[Objective] Review the lines that follow and copy each one that contains the word "this".
_ _ _ _ _
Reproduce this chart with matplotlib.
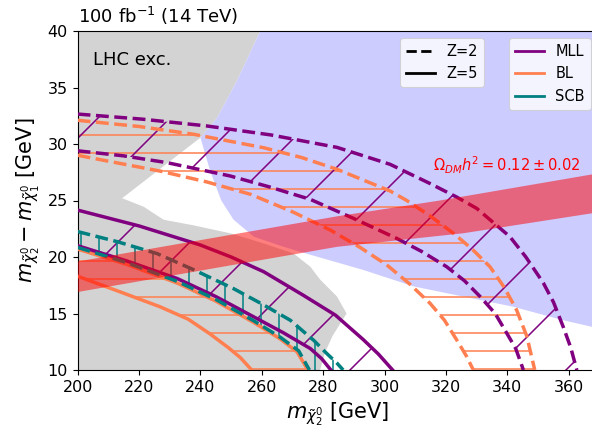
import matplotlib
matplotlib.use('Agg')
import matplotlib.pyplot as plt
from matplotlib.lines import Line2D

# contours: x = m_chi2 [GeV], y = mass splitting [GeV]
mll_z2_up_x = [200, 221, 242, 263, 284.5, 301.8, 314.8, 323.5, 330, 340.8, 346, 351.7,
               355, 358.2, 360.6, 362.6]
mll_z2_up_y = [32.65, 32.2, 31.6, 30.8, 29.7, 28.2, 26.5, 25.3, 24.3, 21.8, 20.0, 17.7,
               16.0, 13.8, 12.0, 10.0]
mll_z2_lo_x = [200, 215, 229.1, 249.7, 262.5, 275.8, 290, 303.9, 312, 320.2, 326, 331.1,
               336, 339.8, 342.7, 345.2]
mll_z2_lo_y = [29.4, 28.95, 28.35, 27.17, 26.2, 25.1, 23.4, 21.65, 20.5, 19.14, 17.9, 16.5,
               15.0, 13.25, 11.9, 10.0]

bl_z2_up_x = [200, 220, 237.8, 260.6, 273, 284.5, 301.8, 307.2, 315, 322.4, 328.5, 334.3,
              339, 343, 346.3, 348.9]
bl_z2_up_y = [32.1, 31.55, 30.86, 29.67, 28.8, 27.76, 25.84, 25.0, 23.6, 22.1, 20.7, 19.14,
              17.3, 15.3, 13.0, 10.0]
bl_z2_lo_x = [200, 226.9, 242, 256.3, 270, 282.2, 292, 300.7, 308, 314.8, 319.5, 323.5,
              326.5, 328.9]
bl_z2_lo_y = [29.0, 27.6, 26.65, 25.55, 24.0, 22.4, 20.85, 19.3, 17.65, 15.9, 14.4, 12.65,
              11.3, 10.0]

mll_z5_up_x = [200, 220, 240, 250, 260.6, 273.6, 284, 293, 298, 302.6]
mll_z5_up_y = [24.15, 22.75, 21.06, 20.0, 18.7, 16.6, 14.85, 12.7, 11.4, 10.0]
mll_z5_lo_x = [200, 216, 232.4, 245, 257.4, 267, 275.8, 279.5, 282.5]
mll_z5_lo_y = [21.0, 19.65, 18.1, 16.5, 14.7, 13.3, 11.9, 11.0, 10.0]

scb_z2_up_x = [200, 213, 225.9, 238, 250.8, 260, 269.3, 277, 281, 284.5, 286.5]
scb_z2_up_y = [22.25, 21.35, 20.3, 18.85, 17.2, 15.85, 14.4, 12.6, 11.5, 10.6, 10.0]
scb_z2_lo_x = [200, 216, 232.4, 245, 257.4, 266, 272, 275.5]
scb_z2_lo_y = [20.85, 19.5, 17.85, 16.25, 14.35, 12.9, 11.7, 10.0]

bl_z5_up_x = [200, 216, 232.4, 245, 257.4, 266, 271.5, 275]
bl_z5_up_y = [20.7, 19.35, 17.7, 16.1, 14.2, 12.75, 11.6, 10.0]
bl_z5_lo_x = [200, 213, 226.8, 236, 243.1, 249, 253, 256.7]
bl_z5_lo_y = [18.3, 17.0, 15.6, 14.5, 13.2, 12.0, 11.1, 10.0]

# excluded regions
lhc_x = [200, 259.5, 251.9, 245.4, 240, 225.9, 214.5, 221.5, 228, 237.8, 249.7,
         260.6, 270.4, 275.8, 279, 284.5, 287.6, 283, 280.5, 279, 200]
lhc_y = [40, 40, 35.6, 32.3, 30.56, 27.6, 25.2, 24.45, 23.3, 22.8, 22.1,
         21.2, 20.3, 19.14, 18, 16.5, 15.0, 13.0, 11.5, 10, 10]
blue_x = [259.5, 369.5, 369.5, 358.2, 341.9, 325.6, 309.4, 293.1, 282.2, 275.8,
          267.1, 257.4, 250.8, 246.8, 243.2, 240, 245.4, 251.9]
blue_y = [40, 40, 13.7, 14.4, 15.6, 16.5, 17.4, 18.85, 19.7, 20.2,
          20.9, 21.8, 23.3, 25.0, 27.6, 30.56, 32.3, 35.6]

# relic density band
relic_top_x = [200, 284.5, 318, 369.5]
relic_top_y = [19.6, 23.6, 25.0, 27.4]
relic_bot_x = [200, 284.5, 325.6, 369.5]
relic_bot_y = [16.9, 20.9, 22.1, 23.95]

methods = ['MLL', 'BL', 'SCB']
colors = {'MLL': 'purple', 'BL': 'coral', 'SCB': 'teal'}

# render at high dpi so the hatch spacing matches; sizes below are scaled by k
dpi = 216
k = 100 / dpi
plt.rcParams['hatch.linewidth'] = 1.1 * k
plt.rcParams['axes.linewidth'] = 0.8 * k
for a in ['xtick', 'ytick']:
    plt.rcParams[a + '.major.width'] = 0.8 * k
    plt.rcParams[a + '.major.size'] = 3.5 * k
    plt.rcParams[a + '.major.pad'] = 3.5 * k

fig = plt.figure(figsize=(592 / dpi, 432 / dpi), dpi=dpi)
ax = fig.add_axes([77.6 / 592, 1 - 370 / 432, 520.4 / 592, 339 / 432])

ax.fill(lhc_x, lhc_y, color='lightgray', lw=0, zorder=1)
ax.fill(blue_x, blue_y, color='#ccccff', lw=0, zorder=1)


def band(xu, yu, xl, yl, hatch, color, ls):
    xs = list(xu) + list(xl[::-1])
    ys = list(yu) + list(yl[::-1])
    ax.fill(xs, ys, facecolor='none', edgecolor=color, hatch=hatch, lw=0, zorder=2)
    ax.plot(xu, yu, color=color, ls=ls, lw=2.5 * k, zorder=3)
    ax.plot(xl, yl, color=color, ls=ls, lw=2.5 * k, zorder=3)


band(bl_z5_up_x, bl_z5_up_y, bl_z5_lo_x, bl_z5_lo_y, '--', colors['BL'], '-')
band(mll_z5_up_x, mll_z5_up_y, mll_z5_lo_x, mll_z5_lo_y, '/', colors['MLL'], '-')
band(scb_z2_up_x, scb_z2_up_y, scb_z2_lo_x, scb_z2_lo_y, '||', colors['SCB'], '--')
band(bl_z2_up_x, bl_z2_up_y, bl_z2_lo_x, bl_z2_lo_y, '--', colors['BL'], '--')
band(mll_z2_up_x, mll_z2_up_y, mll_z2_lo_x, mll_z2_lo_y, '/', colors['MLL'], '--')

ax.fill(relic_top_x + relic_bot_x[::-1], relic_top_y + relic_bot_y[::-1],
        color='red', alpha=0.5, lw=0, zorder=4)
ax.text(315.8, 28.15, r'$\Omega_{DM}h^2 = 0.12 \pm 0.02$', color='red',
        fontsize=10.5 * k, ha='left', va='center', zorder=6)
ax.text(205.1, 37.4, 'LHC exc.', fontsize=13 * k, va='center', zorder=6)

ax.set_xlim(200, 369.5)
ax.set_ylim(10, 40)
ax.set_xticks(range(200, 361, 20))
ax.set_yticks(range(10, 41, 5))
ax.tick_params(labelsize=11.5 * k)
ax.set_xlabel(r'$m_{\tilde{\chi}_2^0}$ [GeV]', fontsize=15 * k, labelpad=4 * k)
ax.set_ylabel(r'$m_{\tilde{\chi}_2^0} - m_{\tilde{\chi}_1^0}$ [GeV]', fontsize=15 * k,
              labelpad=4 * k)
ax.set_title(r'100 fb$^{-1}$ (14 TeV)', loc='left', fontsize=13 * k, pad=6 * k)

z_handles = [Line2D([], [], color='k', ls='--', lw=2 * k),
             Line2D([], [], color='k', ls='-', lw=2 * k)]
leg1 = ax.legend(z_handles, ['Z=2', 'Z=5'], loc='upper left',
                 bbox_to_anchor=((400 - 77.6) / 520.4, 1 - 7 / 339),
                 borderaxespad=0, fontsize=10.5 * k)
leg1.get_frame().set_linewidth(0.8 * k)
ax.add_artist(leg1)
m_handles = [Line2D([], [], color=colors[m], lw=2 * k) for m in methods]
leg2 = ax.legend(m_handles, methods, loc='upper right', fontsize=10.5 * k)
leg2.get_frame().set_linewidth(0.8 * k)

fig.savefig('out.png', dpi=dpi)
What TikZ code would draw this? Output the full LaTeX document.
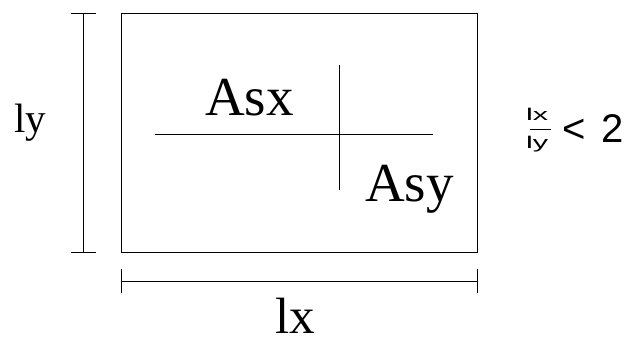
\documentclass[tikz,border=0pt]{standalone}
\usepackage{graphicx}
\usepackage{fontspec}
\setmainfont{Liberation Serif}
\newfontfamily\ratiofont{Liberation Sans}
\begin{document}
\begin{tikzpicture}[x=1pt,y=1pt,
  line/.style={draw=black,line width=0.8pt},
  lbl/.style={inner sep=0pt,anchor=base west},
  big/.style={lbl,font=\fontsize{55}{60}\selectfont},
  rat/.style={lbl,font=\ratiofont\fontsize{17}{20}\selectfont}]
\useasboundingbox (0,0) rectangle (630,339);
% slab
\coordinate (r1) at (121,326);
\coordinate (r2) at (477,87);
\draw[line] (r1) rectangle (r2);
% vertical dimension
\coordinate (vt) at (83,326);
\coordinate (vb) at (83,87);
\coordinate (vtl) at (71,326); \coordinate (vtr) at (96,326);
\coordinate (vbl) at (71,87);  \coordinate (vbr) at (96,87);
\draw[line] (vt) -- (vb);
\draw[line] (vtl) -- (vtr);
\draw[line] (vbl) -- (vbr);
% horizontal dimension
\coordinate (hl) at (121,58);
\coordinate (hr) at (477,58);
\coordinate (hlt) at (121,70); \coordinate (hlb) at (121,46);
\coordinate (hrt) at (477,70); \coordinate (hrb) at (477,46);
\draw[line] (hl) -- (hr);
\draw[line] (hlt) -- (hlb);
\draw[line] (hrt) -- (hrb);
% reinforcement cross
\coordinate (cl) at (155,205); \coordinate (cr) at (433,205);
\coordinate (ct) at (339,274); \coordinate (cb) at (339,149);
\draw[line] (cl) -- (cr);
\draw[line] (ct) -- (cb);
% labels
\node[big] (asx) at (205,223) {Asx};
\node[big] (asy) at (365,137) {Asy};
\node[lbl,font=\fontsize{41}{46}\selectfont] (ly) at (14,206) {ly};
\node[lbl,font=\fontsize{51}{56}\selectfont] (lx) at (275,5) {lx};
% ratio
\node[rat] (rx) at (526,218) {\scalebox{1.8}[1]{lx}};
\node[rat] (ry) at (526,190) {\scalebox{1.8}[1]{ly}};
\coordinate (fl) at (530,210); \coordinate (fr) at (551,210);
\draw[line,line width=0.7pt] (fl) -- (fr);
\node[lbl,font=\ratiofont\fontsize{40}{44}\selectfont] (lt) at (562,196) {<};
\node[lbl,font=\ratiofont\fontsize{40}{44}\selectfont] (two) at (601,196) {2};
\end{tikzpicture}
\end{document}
_ _ _ _ _
[Expected output]
Reproduce this chart with matplotlib.
What TikZ code would draw this? Output the full LaTeX document.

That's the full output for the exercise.